Personal information
- Full name: Ronald Charles Ackland
- Born: 27 December 1934 Auckland, New Zealand
- Died: 25 October 2013 (aged 78) Auckland, New Zealand

Playing information
- Height: 180 cm (5 ft 11 in)
- Weight: 92 kg (203 lb)
- Position: Centre, Second-row
Club
| Years | Team | Pld | T | G | FG | P |
|  | Mt Wellington |  |  |  |  |  |
|  | Mount Albert Lions |  |  |  |  |  |
| 1961 | City Newton |  |  |  |  |  |
| 1965–70 | Goulburn |  |  |  |  |  |
| 1971–73 | Inverell |  |  |  |  |  |
|  | Total | 0 | 0 | 0 | 0 | 0 |
Representative
| Years | Team | Pld | T | G | FG | P |
|  | Auckland |  |  |  |  |  |
| 1954–63 | New Zealand | 18 | 1 | 0 | 0 | 3 |

Coaching information
Club
| Years | Team | Gms | W | D | L | W% |
| 1965–70 | Goulburn |  |  |  |  |  |
| 1971–73 | Inverell |  |  |  |  |  |
| 1974–76 | Mt Wellington |  |  |  |  |  |
|  | Total | 0 | 0 | 0 | 0 |  |
Representative
| Years | Team | Gms | W | D | L | W% |
| 1977–78 | New Zealand | 6 | 1 | 0 | 5 | 17 |
- Source:
- Relatives: John Ackland (nephew)

= Ron Ackland =

NZ RL coach and former NZ international rugby league footballer

Ronald Charles Ackland (27 December 1934 − 25 October 2013) was a New Zealand professional rugby league footballer who played in the 1950s, 1960s and 1970s, and coached in the 1960s and 1970s, who represented New Zealand in the 1957 and 1960 World Cups, and coached New Zealand in the 1977 World Cup.

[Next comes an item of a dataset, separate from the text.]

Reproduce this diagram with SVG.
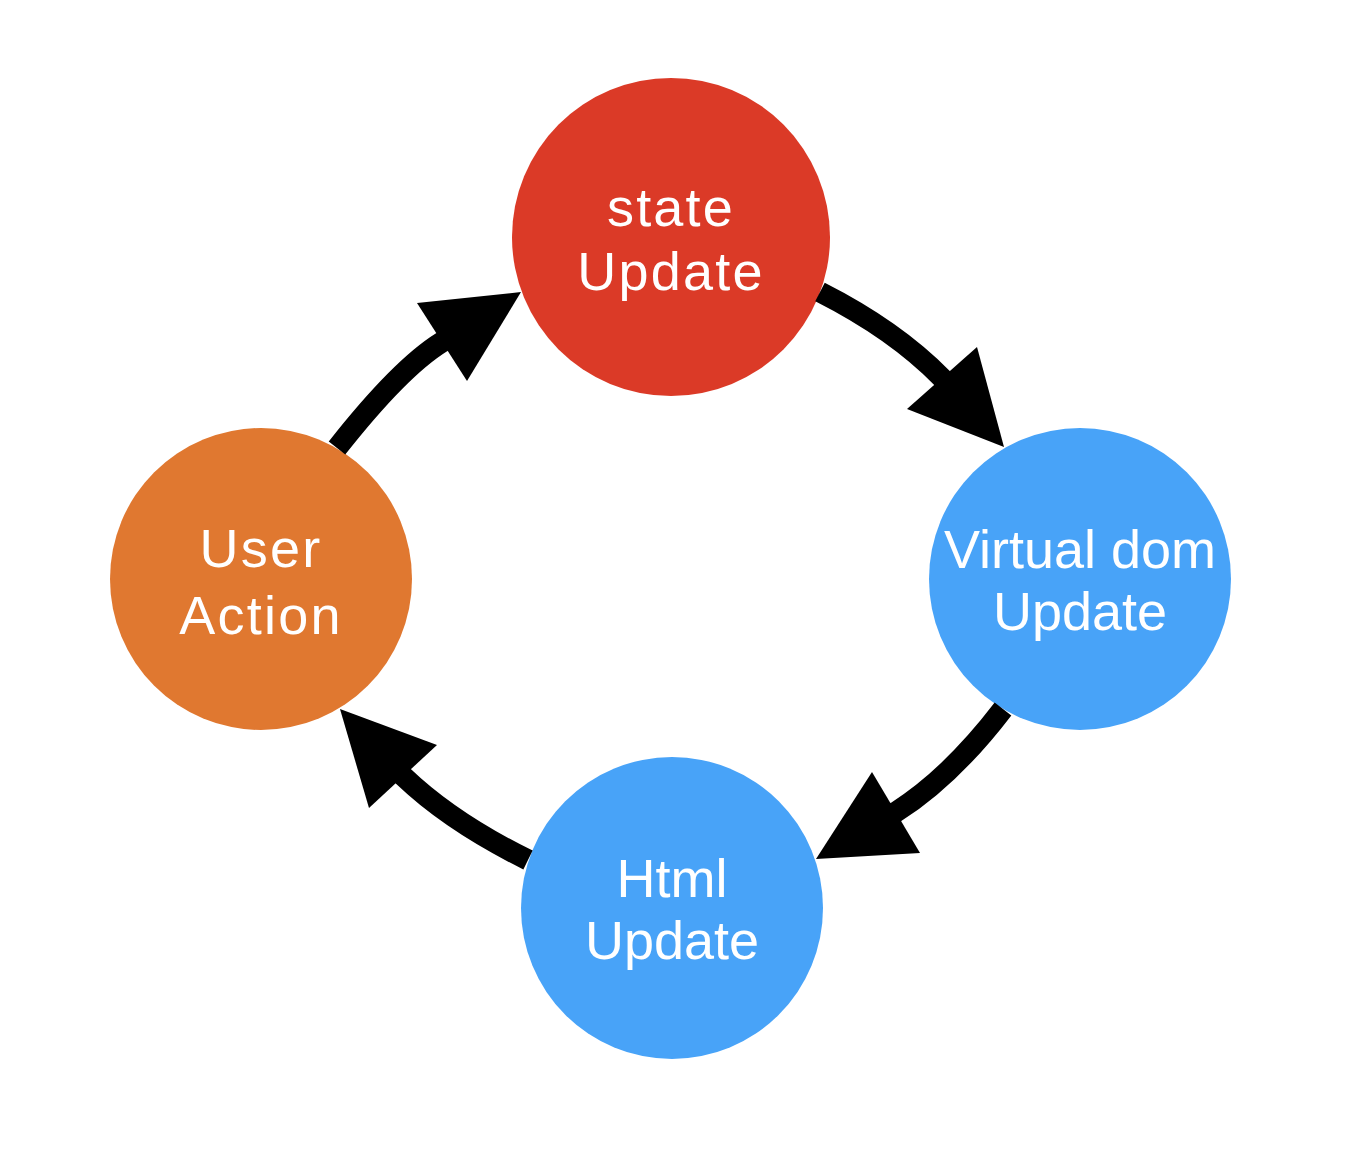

His nephew, John, also played for New Zealand.

==Playing career==
Ackland was a Mt Wellington player. During the Auckland Rugby League's District era he played for Eastern Districts. In 1960, Ackland won the inaugural Rothville Trophy for player of the year, a feat he repeated in 1961. Ackland also played for the Mount Albert Lions and captained the City Newton Dragons in 1961.

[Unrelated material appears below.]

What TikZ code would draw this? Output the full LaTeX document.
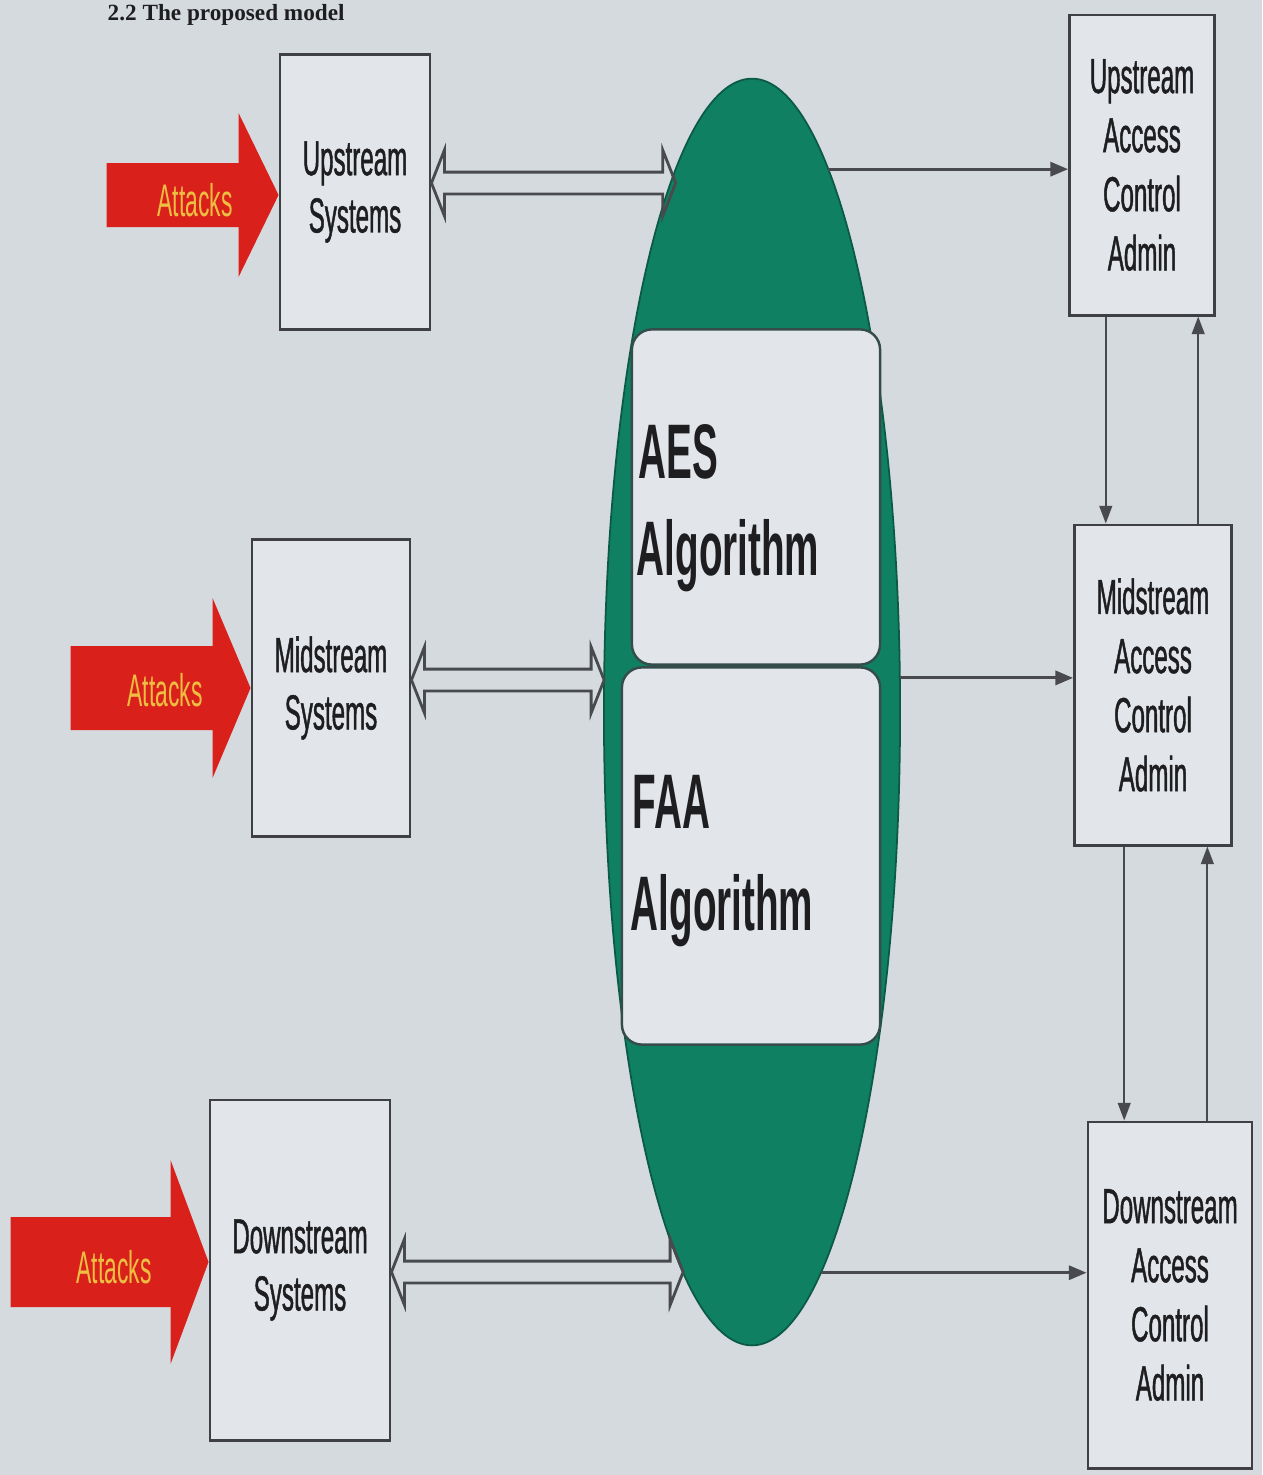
\documentclass[tikz,border=0pt]{standalone}
\usepackage{fontspec}
\setmainfont{Liberation Sans}
\newfontfamily\narrowsans[FakeStretch=0.5]{Liberation Sans}
\newfontfamily\narrowheavy[FakeStretch=0.49,FakeBold=0.9]{Liberation Sans}
\newfontfamily\headserif{Liberation Serif}
\usetikzlibrary{shapes.geometric,arrows.meta,calc}

\definecolor{paper}{RGB}{213,218,223}
\definecolor{boxfill}{RGB}{226,230,235}
\definecolor{boxline}{RGB}{62,64,68}
\definecolor{linkcol}{RGB}{72,74,78}
\definecolor{attackred}{RGB}{218,32,26}
\definecolor{attackyellow}{RGB}{238,190,66}
\definecolor{cipher}{RGB}{16,128,98}
\definecolor{textdark}{RGB}{30,30,32}

% outlined two-way arrow between two points (same height as the first one)
\newcommand\duplexarrow[2]{%
  \draw[duplex] let \p1=(#1), \p2=(#2) in
    (\x1,\y1) -- (\x1+3.7pt,\y1+9.4pt) -- (\x1+3.7pt,\y1+3.1pt)
    -- (\x2-3.7pt,\y1+3.1pt) -- (\x2-3.7pt,\y1+9.4pt) -- (\x2,\y1)
    -- (\x2-3.7pt,\y1-9.4pt) -- (\x2-3.7pt,\y1-3.1pt)
    -- (\x1+3.7pt,\y1-3.1pt) -- (\x1+3.7pt,\y1-9.4pt) -- cycle;}

\begin{document}
\begin{tikzpicture}[x=0.01cm, y=-0.01cm,
  sysbox/.style={draw=boxline, fill=boxfill, line width=0.8pt, inner sep=0pt,
    align=center, text=textdark,
    font=\narrowheavy\fontsize{14}{16.3}\selectfont},
  adminbox/.style={sysbox, font=\narrowheavy\fontsize{14}{16.8}\selectfont},
  algobox/.style={draw=boxline!80!cipher, fill=boxfill, line width=0.7pt,
    rounded corners=0.2cm, inner sep=0pt},
  algotext/.style={anchor=base west, inner sep=0pt, text=textdark,
    font=\narrowsans\bfseries\fontsize{22}{26}\selectfont},
  attack/.style={fill=attackred},
  attacktext/.style={inner sep=0pt, text=attackyellow,
    font=\narrowsans\fontsize{13}{15}\selectfont},
  duplex/.style={draw=linkcol, line width=0.8pt, line join=miter},
  link/.style={draw=linkcol, line width=0.8pt, -{Triangle[length=5pt,width=4pt]}},
  vlink/.style={draw=linkcol, line width=0.6pt, -{Triangle[length=5pt,width=3.6pt]}}
]
\fill[paper] (0,0) rectangle (1262,1475);
\useasboundingbox (0,0) rectangle (1262,1475);

% section heading
\node[anchor=base west, inner sep=0pt, text=textdark,
  font=\headserif\bfseries\fontsize{6.6}{8}\selectfont] (heading) at (107,20)
  {2.2 The proposed model};

% central cipher ellipse with its two algorithm blocks
\node[ellipse, fill=cipher, draw=cipher!70!black, line width=0.5pt,
  minimum width=2.96cm, minimum height=12.66cm, inner sep=0pt, outer sep=0pt]
  (ell) at (752,712) {};
\node[algobox, minimum width=2.48cm, minimum height=3.35cm] (aes) at (756,497) {};
\node[algobox, minimum width=2.58cm, minimum height=3.77cm] (faa) at (751,856) {};
\node[algotext] (aesA) at (638,478) {AES};
\node[algotext] (aesB) at (636,575) {Algorithm};
\node[algotext] (faaA) at (632,828) {FAA};
\node[algotext] (faaB) at (630,930) {Algorithm};

% systems under attack
\node[sysbox, minimum width=1.5cm,  minimum height=2.75cm] (us) at (355,192)  {Upstream\\Systems};
\node[sysbox, minimum width=1.58cm, minimum height=2.97cm] (ms) at (331,688)  {Midstream\\Systems};
\node[sysbox, minimum width=1.8cm,  minimum height=3.4cm]  (ds) at (300,1270) {Downstream\\Systems};

% access control administration
\node[adminbox, minimum width=1.45cm, minimum height=3.0cm]  (uaca) at (1142,165)  {Upstream\\Access\\Control\\Admin};
\node[adminbox, minimum width=1.57cm, minimum height=3.2cm]  (maca) at (1153,685)  {Midstream\\Access\\Control\\Admin};
\node[adminbox, minimum width=1.64cm, minimum height=3.46cm] (daca) at (1170,1295) {Downstream\\Access\\Control\\Admin};

% attack arrows
\coordinate (t1) at ($(us.west)+(0,3)$);
\fill[attack] (t1) -- ++(-40,-82) -- ++(0,50) -- ++(-132,0) -- ++(0,64)
  -- ++(132,0) -- ++(0,50) -- cycle;
\coordinate (t2) at (ms.west);
\fill[attack] (t2) -- ++(-38,-90) -- ++(0,48) -- ++(-142,0) -- ++(0,84)
  -- ++(142,0) -- ++(0,48) -- cycle;
\coordinate (t3) at ($(ds.west)+(0,-8)$);
\fill[attack] (t3) -- ++(-38,-102) -- ++(0,57) -- ++(-160,0) -- ++(0,90)
  -- ++(160,0) -- ++(0,57) -- cycle;
\node[attacktext] (att1) at (195,200)  {Attacks};
\node[attacktext] (att2) at (165,690)  {Attacks};
\node[attacktext] (att3) at (114,1267) {Attacks};

% two-way links between the systems and the ciphers
\coordinate (usR) at ($(us.east)+(0,-9)$);
\coordinate (usE) at (ell.98.7 |- usR);
\duplexarrow{usR}{usE}
\coordinate (msR) at ($(ms.east)+(0,-8)$);
\coordinate (msE) at (ell.167.8 |- msR);
\duplexarrow{msR}{msE}
\coordinate (dsR) at ($(ds.east)+(0,2)$);
\coordinate (dsE) at (ell.263 |- dsR);
\duplexarrow{dsR}{dsE}

% ciphers to access control
\draw[link] (ell.82.8) -- (ell.82.8 -| uaca.west);
\draw[link] (ell.13.7) -- (ell.13.7 -| maca.west);
\draw[link] (ell.-83.8) -- (ell.-83.8 -| daca.west);

% exchanges between the access control levels
\coordinate (u1) at ($(uaca.south west)!0.255!(uaca.south east)$);
\coordinate (u2) at ($(uaca.south west)!0.88!(uaca.south east)$);
\draw[vlink] (u1) -- (u1 |- maca.north);
\draw[vlink] (u2 |- maca.north) -- (u2);
\coordinate (m1) at ($(maca.south west)!0.32!(maca.south east)$);
\coordinate (m2) at ($(maca.south west)!0.84!(maca.south east)$);
\draw[vlink] (m1) -- (m1 |- daca.north);
\draw[vlink] (m2 |- daca.north) -- (m2);
\end{tikzpicture}
\end{document}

He was selected for New Zealand in 1954 and went on to play in 18 test matches for the Kiwis. He was part of the 1957 and 1960 World Cup squads. He captained the Kiwis twice in 1961. Ackland, along with Neville Denton and Gary Phillips, withdrew from the 1961 tour of Great Britain due to a dispute over allowances.

He then moved to the New South Wales country and was captain-coach of Goulburn between 1965 and 1970 and Inverell between 1971 and 1973.

==Coaching career==
After retirement Ackland became Mt Wellington's head coach. In 1976, he won the Hyland Memorial Cup as the Auckland Rugby League's coach of the year.

Ackland became the coach of New Zealand in 1977, taking the squad to the 1977 World Cup. In his two-year reign the Kiwis won one out of six test matches.

==Later life and death==
Ackland was inducted as a New Zealand Rugby League "Legend of League" in 1995. He is an Auckland Rugby League Immortal.

In 2009, he was named in the New Zealand Rugby League Team of the Century in the second row.

Ackland died following complications from heart surgery on 25 October 2013, aged 78, in his hometown of Auckland.